Ten aanzien van de tweede driver (technologie) doet Bakas dus prikkelende voorspellingen zoals de voornoemde kies met botoxshots. Hij citeert Philipsfarmaceuten, die met een apparaat kunnen zeggen hoe oud je wordt, hoeveel je gaat kosten voor de zorg en wanneer je een hartaanval zal krijgen. Ik kan zo'n verhaal niet serieus nemen. Wel akkoord ben ik met zijn opmerking, dat het elektronisch patiëntendossier er gewoon gaat komen. “Natuurlijk zeuren er nog wat mensen over hun privacy, maar dat is gelul.” Mee eens. (Zie mijn posting van 18/8/2009). Voor zichzelf weet Bakas al zijn toekomstige doodsoorzaak: Suiker, want dat zit in de familie. Hij concludeert uit gesprekken met de farmaceutische industrie, dat deze het onderzoek naar de behandeling daarvan bewust blokkeert, omdat insuline de cashcow is van de industrie. Volgens hem zullen venture capitalbedrijven baanbrekende innovaties vinden en daarmee de traditionele machtspositie van de farmaceutische industrie doorbreken.

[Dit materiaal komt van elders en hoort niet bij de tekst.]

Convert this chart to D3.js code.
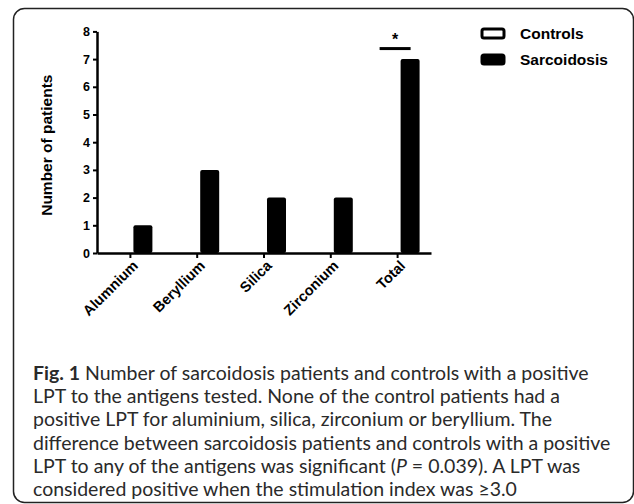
<!DOCTYPE html>
<html>
<head>
<meta charset="utf-8">
<script src="https://cdn.jsdelivr.net/npm/d3@7"></script>
<style>
  body { margin: 0; background: #fff; }
  svg { display: block; }
</style>
</head>
<body>
<div id="chart"></div>
<script>
const categories = ['Alumnium', 'Beryllium', 'Silica', 'Zirconium', 'Total'];
const controls = [0, 0, 0, 0, 0];
const sarcoidosis = [1, 3, 2, 2, 7];
const yTicks = [0, 1, 2, 3, 4, 5, 6, 7, 8];
const seriesNames = ['Controls', 'Sarcoidosis'];
const captionLines = [
  [['Fig. 1', 'bold'], [' Number of sarcoidosis patients and controls with a positive', 'normal']],
  [['LPT to the antigens tested. None of the control patients had a', 'normal']],
  [['positive LPT for aluminium, silica, zirconium or beryllium. The', 'normal']],
  [['difference between sarcoidosis patients and controls with a positive', 'normal']],
  [['LPT to any of the antigens was significant (', 'normal'], ['P', 'italic'], [' = 0.039). A LPT was', 'normal']],
  [['considered positive when the stimulation index was \u22653.0', 'normal']]
];

const width = 634, height = 504;
const plot = { left: 97, right: 431, top: 31.4, bottom: 253 };

const svg = d3.select('#chart')
  .append('svg')
  .attr('width', width)
  .attr('height', height);

// frame around figure + caption
svg.append('rect')
  .attr('x', 13.5).attr('y', 8.5)
  .attr('width', 620).attr('height', 494)
  .attr('rx', 11)
  .attr('fill', 'none')
  .attr('stroke', '#222')
  .attr('stroke-width', 1.5);

const x = d3.scaleBand()
  .domain(categories)
  .range([plot.left, plot.right]);

const y = d3.scaleLinear()
  .domain([0, 8])
  .range([plot.bottom, plot.top]);

const barW = 19;
const gap = 3;

const g = svg.append('g');

// controls bars (left of tick), sarcoidosis bars (right of tick)
g.selectAll('.bar-ctrl')
  .data(categories)
  .join('rect')
  .attr('class', 'bar-ctrl')
  .attr('x', (d) => x(d) + x.bandwidth() / 2 - gap - barW)
  .attr('y', (d, i) => y(controls[i]))
  .attr('width', barW)
  .attr('height', (d, i) => y(0) - y(controls[i]))
  .attr('fill', '#fff')
  .attr('stroke', 'none');

g.selectAll('.bar-sarc')
  .data(categories)
  .join('rect')
  .attr('class', 'bar-sarc')
  .attr('x', (d) => x(d) + x.bandwidth() / 2 + gap)
  .attr('y', (d, i) => y(sarcoidosis[i]))
  .attr('width', barW)
  .attr('height', (d, i) => y(0) - y(sarcoidosis[i]))
  .attr('rx', 2)
  .attr('fill', '#000');

// y axis
const yAxis = g.append('g')
  .attr('transform', `translate(${plot.left},0)`)
  .call(d3.axisLeft(y).tickValues(yTicks).tickSize(4).tickSizeOuter(0).tickPadding(3));
yAxis.select('.domain').attr('stroke', '#000').attr('stroke-width', 2.5);
yAxis.selectAll('.tick line').attr('stroke', '#000').attr('stroke-width', 2);
yAxis.selectAll('.tick text')
  .attr('font-family', 'Liberation Sans, Arial, sans-serif')
  .attr('font-weight', 'bold')
  .attr('font-size', '12.5px')
  .attr('fill', '#000');

// x axis
const xAxis = g.append('g')
  .attr('transform', `translate(0,${plot.bottom})`)
  .call(d3.axisBottom(x).tickSize(5).tickSizeOuter(0).tickPadding(4));
xAxis.select('.domain').attr('stroke', '#000').attr('stroke-width', 2.5);
xAxis.selectAll('.tick line').attr('stroke', '#000').attr('stroke-width', 2);
xAxis.selectAll('.tick text')
  .attr('font-family', 'Liberation Sans, Arial, sans-serif')
  .attr('font-weight', 'bold')
  .attr('font-size', '14.5px')
  .attr('fill', '#000')
  .attr('text-anchor', 'end')
  .attr('dy', '0.35em')
  .attr('transform', 'translate(5,10) rotate(-45)')
  .attr('y', 0);

// y axis title
svg.append('text')
  .attr('transform', `translate(52,${(plot.top + plot.bottom) / 2 + 3}) rotate(-90)`)
  .attr('text-anchor', 'middle')
  .attr('font-family', 'Liberation Sans, Arial, sans-serif')
  .attr('font-weight', 'bold')
  .attr('font-size', '15.5px')
  .text('Number of patients');

// significance marker on Total
const tx = x('Total') + x.bandwidth() / 2;
svg.append('line')
  .attr('x1', tx - 18).attr('x2', tx + 13)
  .attr('y1', y(7.38)).attr('y2', y(7.38))
  .attr('stroke', '#000')
  .attr('stroke-width', 3);
svg.append('text')
  .attr('x', tx - 2.5)
  .attr('y', y(7.38) - 4)
  .attr('text-anchor', 'middle')
  .attr('font-family', 'Liberation Sans, Arial, sans-serif')
  .attr('font-weight', 'bold')
  .attr('font-size', '16px')
  .text('*');

// legend
const legend = svg.append('g').attr('transform', 'translate(482,29)');
seriesNames.forEach((name, i) => {
  const row = legend.append('g').attr('transform', `translate(0,${i * 26})`);
  row.append('rect')
    .attr('x', 0).attr('y', 0)
    .attr('width', 22).attr('height', 9)
    .attr('rx', 2)
    .attr('fill', i === 0 ? '#fff' : '#000')
    .attr('stroke', '#000')
    .attr('stroke-width', 3);
  row.append('text')
    .attr('x', 38).attr('y', 4.5)
    .attr('dy', '0.35em')
    .attr('font-family', 'Liberation Sans, Arial, sans-serif')
    .attr('font-weight', 'bold')
    .attr('font-size', '15.5px')
    .text(name);
});

// caption
const caption = svg.append('text')
  .attr('font-family', 'Lato, Open Sans, sans-serif')
  .attr('font-size', '19.5px')
  .attr('fill', '#2a2a2a');
captionLines.forEach((parts, i) => {
  const line = caption.append('tspan')
    .attr('x', 33)
    .attr('y', 380 + i * 23.2);
  parts.forEach(([txt, style]) => {
    const t = line.append('tspan').text(txt);
    if (style === 'bold') t.attr('font-weight', 'bold');
    if (style === 'italic') t.attr('font-style', 'italic');
  });
});
</script>
</body>
</html>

Als ziektes van de toekomst noemt Bakas obesitas en verstoringen van het immuniteitssysteem. Dat is herkenbaar want de groei daarvan kan eenieder waarnemen. De zorg zal meer te maken krijgen met patiënten, die al via internet diagnoses hebben gesteld en verwachtingen hebben over de medicijnen die ze wensen. En ook het e-consult zal een grote vlucht nemen. Hij ziet meer groepspraktijken ontstaan, omdat arts-zijn een vrouwen beroep wordt, waarbij parttime werken vanzelfsprekend is. Deze ontwikkelingen zijn al waarneembaar en zorgen inderdaad voor een ander verschijningsvorm van de zorg.

Dan toch nog even twee technologische uitsmijters van Bakas. Hij ziet twee ontwikkelingsgolven. Tot 2025 leidt dat tot een stelsel , waarin we onze eigen stamcellen gaan 'reprinten'. Dus als op je 70ste je hart kapot gaat, printen ze van je stamcellen een nieuw hart in de lokale apotheek, dat je in het ziekenhuis laat wisselen. Na 2025 zullen kleine nanomachientjes in ons bloed zwermen en automatisch alles repareren wat kapot is. Dat vind ik weer de alphapraatjes waar ik hierboven al gewag maakte.

Beschouwingen van Bakas zijn interessant en prikkelend!